Convex Geometry of Two-Layer ReLU Networks: Implicit Autoencoding and Interpretable Models
Proceedings of the Twenty Third International Conference on Artificial Intelligence and Statistics, PMLR 108:4024-4033, 2020.
We develop a convex analytic framework for ReLU neural networks which elucidates the inner workings of hidden neurons and their function space characteristics. We show that rectified linear units in neural networks act as convex regularizers, where simple solutions are encouraged via extreme points of a certain convex set. For one dimensional regression and classification, we prove that finite two-layer ReLU networks with norm regularization yield linear spline interpolation. In the more general higher dimensional case, we show that the training problem for two-layer networks can be cast as a convex optimization problem with infinitely many constraints.
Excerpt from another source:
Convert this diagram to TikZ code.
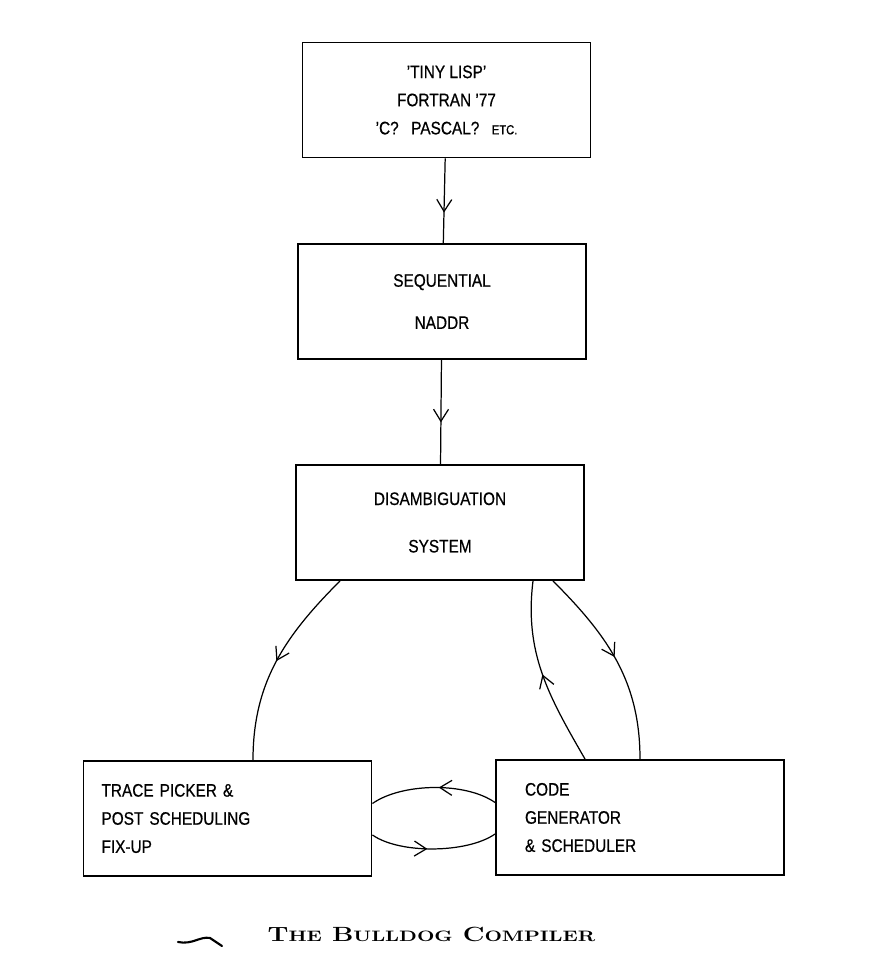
\documentclass[tikz,border=0pt]{standalone}
\usepackage{fontspec}
\usetikzlibrary{arrows.meta}
\usetikzlibrary{decorations.markings}
\newfontfamily\plotfont{Liberation Sans}[FakeStretch=0.85,FakeBold=0.6]
\newfontfamily\capfont{Latin Modern Roman}[FakeStretch=1.3]
\newcommand{\smallcap}[1]{{\fontsize{8.6}{10}\selectfont #1}}

\begin{document}
\begin{tikzpicture}[>={Straight Barb[length=2.4mm,width=3mm]},line width=0.7pt,
    box node/.style={rectangle,draw,line width=1.1pt,minimum width=5.76cm,minimum height=2.3cm,align=center,font=\plotfont\fontsize{10.3}{16}\selectfont},
    left node/.style={box node,align=left,text width=5.04cm,inner xsep=0.36cm},
    mid arrow/.style={postaction={decorate},decoration={markings,mark=at position #1 with {\arrow{>}}}}]
  \useasboundingbox (0,0) rectangle (17.58,19.42);
  % language boxes down the middle
  \node[box node] (src) at (8.93,17.42) {’TINY LISP’\\FORTRAN ’77\\’C?\hspace{0.25cm}PASCAL?\hspace{0.25cm}{\fontsize{7.5}{16}\selectfont ETC.}};
  \node[box node] (seq) at (8.84,13.39) {SEQUENTIAL\\[8pt]NADDR};
  \node[box node] (dis) at (8.80,8.97) {DISAMBIGUATION\\[11pt]SYSTEM};
  \node[left node] (trace) at (4.55,3.05) {TRACE PICKER \&\\POST SCHEDULING\\FIX-UP};
  \node[left node,text width=4.6cm,inner xsep=0.58cm] (code) at (12.80,3.07) {CODE\\GENERATOR\\\& SCHEDULER};
  \path[draw,mid arrow=0.64] (src) -- (seq);
  \path[draw,mid arrow=0.6] (seq) -- (dis);
  % the loop at the bottom
  \path[draw,mid arrow=0.5] ([xshift=-2cm]dis.south) to[out=225,in=90] ([xshift=0.51cm]trace.north);
  \path[draw,mid arrow=0.48] ([xshift=2.26cm]dis.south) to[out=-45,in=90] (code.north);
  \path[draw,mid arrow=0.5] ([xshift=-1.1cm]code.north) to[out=120,in=263] ([xshift=1.86cm]dis.south);
  \path[draw,mid arrow=0.46] ([yshift=0.3cm]code.west) to[out=145,in=35,looseness=0.75] ([yshift=0.3cm]trace.east);
  \path[draw,mid arrow=0.45] ([yshift=-0.33cm]trace.east) to[out=-35,in=-145,looseness=0.7] ([yshift=-0.33cm]code.west);
  % caption
  \draw[line width=1.2pt,line cap=round] (3.56,0.58) .. controls (3.85,0.52) and (4.0,0.70) .. (4.2,0.66) -- (4.44,0.50);
  \node[anchor=base,font=\capfont\bfseries\fontsize{11.7}{14}\selectfont] (cap) at (8.63,0.58) {T\smallcap{HE} B\smallcap{ULLDOG} C\smallcap{OMPILER}};
\end{tikzpicture}
\end{document}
We then provide a family of convex relaxations to approximate the solution, and a cutting-plane algorithm to improve the relaxations. We derive conditions for the exactness of the relaxations and provide simple closed form formulas for the optimal neural network weights in certain cases. Our results show that the hidden neurons of a ReLU network can be interpreted as convex autoencoders of the input layer. We also establish a connection to $\ell_0$-$\ell_1$ equivalence for neural networks analogous to the minimal cardinality solutions in compressed sensing. Extensive experimental results show that the proposed approach yields interpretable and accurate models.